— Begin DATA PROVIDED —

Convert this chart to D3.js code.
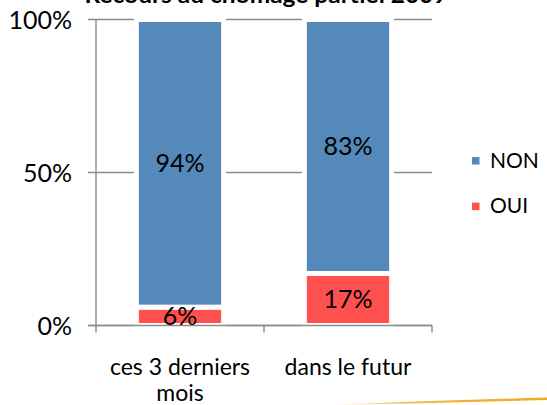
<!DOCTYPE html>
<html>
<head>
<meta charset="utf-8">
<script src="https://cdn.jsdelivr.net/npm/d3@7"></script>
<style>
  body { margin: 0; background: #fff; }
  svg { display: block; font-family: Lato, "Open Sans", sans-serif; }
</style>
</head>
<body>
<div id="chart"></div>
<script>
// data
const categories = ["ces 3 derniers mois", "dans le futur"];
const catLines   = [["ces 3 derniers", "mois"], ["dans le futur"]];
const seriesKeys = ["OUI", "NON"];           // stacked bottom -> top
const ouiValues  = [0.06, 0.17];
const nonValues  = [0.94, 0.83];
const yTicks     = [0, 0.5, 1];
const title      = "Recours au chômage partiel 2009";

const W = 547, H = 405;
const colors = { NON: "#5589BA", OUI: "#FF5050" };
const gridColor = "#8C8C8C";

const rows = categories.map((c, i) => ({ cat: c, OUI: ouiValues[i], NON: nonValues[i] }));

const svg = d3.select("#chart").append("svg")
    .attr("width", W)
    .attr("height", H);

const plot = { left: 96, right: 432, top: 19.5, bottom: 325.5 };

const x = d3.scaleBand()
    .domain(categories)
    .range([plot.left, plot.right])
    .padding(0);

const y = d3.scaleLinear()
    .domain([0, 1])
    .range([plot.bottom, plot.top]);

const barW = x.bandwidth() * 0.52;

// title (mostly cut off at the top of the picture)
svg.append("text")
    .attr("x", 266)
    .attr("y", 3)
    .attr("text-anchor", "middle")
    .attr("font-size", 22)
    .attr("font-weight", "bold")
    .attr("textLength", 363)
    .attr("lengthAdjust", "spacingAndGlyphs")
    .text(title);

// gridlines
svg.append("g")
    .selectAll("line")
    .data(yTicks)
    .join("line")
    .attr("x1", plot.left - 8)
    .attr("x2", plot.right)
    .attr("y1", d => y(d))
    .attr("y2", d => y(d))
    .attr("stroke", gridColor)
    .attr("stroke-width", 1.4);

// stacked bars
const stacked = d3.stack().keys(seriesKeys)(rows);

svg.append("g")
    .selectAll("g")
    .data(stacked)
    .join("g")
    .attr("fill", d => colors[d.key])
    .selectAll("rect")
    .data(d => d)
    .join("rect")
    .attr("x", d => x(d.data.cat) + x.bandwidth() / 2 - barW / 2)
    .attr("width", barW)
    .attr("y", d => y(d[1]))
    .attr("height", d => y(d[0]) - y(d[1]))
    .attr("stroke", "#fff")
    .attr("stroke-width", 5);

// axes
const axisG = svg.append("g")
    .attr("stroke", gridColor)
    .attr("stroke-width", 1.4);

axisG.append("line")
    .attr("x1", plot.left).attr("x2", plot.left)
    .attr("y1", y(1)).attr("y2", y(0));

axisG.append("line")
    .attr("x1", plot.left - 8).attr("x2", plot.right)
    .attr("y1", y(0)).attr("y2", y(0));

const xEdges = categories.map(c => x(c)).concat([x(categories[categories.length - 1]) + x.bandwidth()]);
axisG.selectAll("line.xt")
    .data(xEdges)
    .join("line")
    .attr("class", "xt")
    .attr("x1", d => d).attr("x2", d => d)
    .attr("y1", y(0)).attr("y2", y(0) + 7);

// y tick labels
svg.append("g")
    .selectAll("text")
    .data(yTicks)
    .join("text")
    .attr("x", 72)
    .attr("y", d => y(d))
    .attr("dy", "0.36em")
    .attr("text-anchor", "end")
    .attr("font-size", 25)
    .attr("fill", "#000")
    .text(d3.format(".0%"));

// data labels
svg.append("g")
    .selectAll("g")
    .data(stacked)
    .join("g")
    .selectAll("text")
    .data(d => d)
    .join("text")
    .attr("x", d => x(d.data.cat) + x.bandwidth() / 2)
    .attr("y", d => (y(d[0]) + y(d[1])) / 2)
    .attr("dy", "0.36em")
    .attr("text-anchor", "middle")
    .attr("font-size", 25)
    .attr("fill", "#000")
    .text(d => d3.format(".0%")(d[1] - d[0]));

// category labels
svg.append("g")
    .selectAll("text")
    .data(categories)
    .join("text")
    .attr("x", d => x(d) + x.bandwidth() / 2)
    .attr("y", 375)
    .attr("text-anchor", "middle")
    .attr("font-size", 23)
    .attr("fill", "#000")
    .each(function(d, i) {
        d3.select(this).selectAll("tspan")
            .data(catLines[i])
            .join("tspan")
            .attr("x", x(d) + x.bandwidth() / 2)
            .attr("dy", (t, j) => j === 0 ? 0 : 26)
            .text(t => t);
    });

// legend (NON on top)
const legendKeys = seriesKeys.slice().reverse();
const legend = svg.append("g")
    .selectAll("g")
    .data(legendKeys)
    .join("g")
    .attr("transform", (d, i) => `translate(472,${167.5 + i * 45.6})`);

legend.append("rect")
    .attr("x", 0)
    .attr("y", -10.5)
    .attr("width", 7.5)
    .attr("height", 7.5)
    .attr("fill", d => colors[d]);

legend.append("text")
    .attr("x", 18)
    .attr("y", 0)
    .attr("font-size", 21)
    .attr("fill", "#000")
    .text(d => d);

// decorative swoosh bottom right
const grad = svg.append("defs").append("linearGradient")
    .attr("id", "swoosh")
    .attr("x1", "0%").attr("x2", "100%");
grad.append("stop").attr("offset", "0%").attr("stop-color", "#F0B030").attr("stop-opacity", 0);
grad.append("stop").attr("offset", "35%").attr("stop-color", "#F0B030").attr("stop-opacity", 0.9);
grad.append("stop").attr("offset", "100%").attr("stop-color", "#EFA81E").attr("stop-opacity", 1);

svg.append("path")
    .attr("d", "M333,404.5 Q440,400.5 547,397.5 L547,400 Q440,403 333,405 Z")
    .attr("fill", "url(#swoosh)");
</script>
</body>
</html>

— End DATA PROVIDED —

**PROBLEM DESCRIPTION:**
Reproduce the material in full, word for word, and omit the pictures.

**SOLUTION:**
Convert this chart to D3.js code.
<!DOCTYPE html>
<html>
<head>
<meta charset="utf-8">
<script src="https://cdn.jsdelivr.net/npm/d3@7"></script>
<style>
  body { margin: 0; background: #fff; }
  svg { display: block; font-family: Lato, "Open Sans", sans-serif; }
</style>
</head>
<body>
<div id="chart"></div>
<script>
// data
const categories = ["ces 3 derniers mois", "dans le futur"];
const catLines   = [["ces 3 derniers", "mois"], ["dans le futur"]];
const seriesKeys = ["OUI", "NON"];           // stacked bottom -> top
const ouiValues  = [0.06, 0.17];
const nonValues  = [0.94, 0.83];
const yTicks     = [0, 0.5, 1];
const title      = "Recours au chômage partiel 2009";

const W = 547, H = 405;
const colors = { NON: "#5589BA", OUI: "#FF5050" };
const gridColor = "#8C8C8C";

const rows = categories.map((c, i) => ({ cat: c, OUI: ouiValues[i], NON: nonValues[i] }));

const svg = d3.select("#chart").append("svg")
    .attr("width", W)
    .attr("height", H);

const plot = { left: 96, right: 432, top: 19.5, bottom: 325.5 };

const x = d3.scaleBand()
    .domain(categories)
    .range([plot.left, plot.right])
    .padding(0);

const y = d3.scaleLinear()
    .domain([0, 1])
    .range([plot.bottom, plot.top]);

const barW = x.bandwidth() * 0.52;

// title (mostly cut off at the top of the picture)
svg.append("text")
    .attr("x", 266)
    .attr("y", 3)
    .attr("text-anchor", "middle")
    .attr("font-size", 22)
    .attr("font-weight", "bold")
    .attr("textLength", 363)
    .attr("lengthAdjust", "spacingAndGlyphs")
    .text(title);

// gridlines
svg.append("g")
    .selectAll("line")
    .data(yTicks)
    .join("line")
    .attr("x1", plot.left - 8)
    .attr("x2", plot.right)
    .attr("y1", d => y(d))
    .attr("y2", d => y(d))
    .attr("stroke", gridColor)
    .attr("stroke-width", 1.4);

// stacked bars
const stacked = d3.stack().keys(seriesKeys)(rows);

svg.append("g")
    .selectAll("g")
    .data(stacked)
    .join("g")
    .attr("fill", d => colors[d.key])
    .selectAll("rect")
    .data(d => d)
    .join("rect")
    .attr("x", d => x(d.data.cat) + x.bandwidth() / 2 - barW / 2)
    .attr("width", barW)
    .attr("y", d => y(d[1]))
    .attr("height", d => y(d[0]) - y(d[1]))
    .attr("stroke", "#fff")
    .attr("stroke-width", 5);

// axes
const axisG = svg.append("g")
    .attr("stroke", gridColor)
    .attr("stroke-width", 1.4);

axisG.append("line")
    .attr("x1", plot.left).attr("x2", plot.left)
    .attr("y1", y(1)).attr("y2", y(0));

axisG.append("line")
    .attr("x1", plot.left - 8).attr("x2", plot.right)
    .attr("y1", y(0)).attr("y2", y(0));

const xEdges = categories.map(c => x(c)).concat([x(categories[categories.length - 1]) + x.bandwidth()]);
axisG.selectAll("line.xt")
    .data(xEdges)
    .join("line")
    .attr("class", "xt")
    .attr("x1", d => d).attr("x2", d => d)
    .attr("y1", y(0)).attr("y2", y(0) + 7);

// y tick labels
svg.append("g")
    .selectAll("text")
    .data(yTicks)
    .join("text")
    .attr("x", 72)
    .attr("y", d => y(d))
    .attr("dy", "0.36em")
    .attr("text-anchor", "end")
    .attr("font-size", 25)
    .attr("fill", "#000")
    .text(d3.format(".0%"));

// data labels
svg.append("g")
    .selectAll("g")
    .data(stacked)
    .join("g")
    .selectAll("text")
    .data(d => d)
    .join("text")
    .attr("x", d => x(d.data.cat) + x.bandwidth() / 2)
    .attr("y", d => (y(d[0]) + y(d[1])) / 2)
    .attr("dy", "0.36em")
    .attr("text-anchor", "middle")
    .attr("font-size", 25)
    .attr("fill", "#000")
    .text(d => d3.format(".0%")(d[1] - d[0]));

// category labels
svg.append("g")
    .selectAll("text")
    .data(categories)
    .join("text")
    .attr("x", d => x(d) + x.bandwidth() / 2)
    .attr("y", 375)
    .attr("text-anchor", "middle")
    .attr("font-size", 23)
    .attr("fill", "#000")
    .each(function(d, i) {
        d3.select(this).selectAll("tspan")
            .data(catLines[i])
            .join("tspan")
            .attr("x", x(d) + x.bandwidth() / 2)
            .attr("dy", (t, j) => j === 0 ? 0 : 26)
            .text(t => t);
    });

// legend (NON on top)
const legendKeys = seriesKeys.slice().reverse();
const legend = svg.append("g")
    .selectAll("g")
    .data(legendKeys)
    .join("g")
    .attr("transform", (d, i) => `translate(472,${167.5 + i * 45.6})`);

legend.append("rect")
    .attr("x", 0)
    .attr("y", -10.5)
    .attr("width", 7.5)
    .attr("height", 7.5)
    .attr("fill", d => colors[d]);

legend.append("text")
    .attr("x", 18)
    .attr("y", 0)
    .attr("font-size", 21)
    .attr("fill", "#000")
    .text(d => d);

// decorative swoosh bottom right
const grad = svg.append("defs").append("linearGradient")
    .attr("id", "swoosh")
    .attr("x1", "0%").attr("x2", "100%");
grad.append("stop").attr("offset", "0%").attr("stop-color", "#F0B030").attr("stop-opacity", 0);
grad.append("stop").attr("offset", "35%").attr("stop-color", "#F0B030").attr("stop-opacity", 0.9);
grad.append("stop").attr("offset", "100%").attr("stop-color", "#EFA81E").attr("stop-opacity", 1);

svg.append("path")
    .attr("d", "M333,404.5 Q440,400.5 547,397.5 L547,400 Q440,403 333,405 Z")
    .attr("fill", "url(#swoosh)");
</script>
</body>
</html>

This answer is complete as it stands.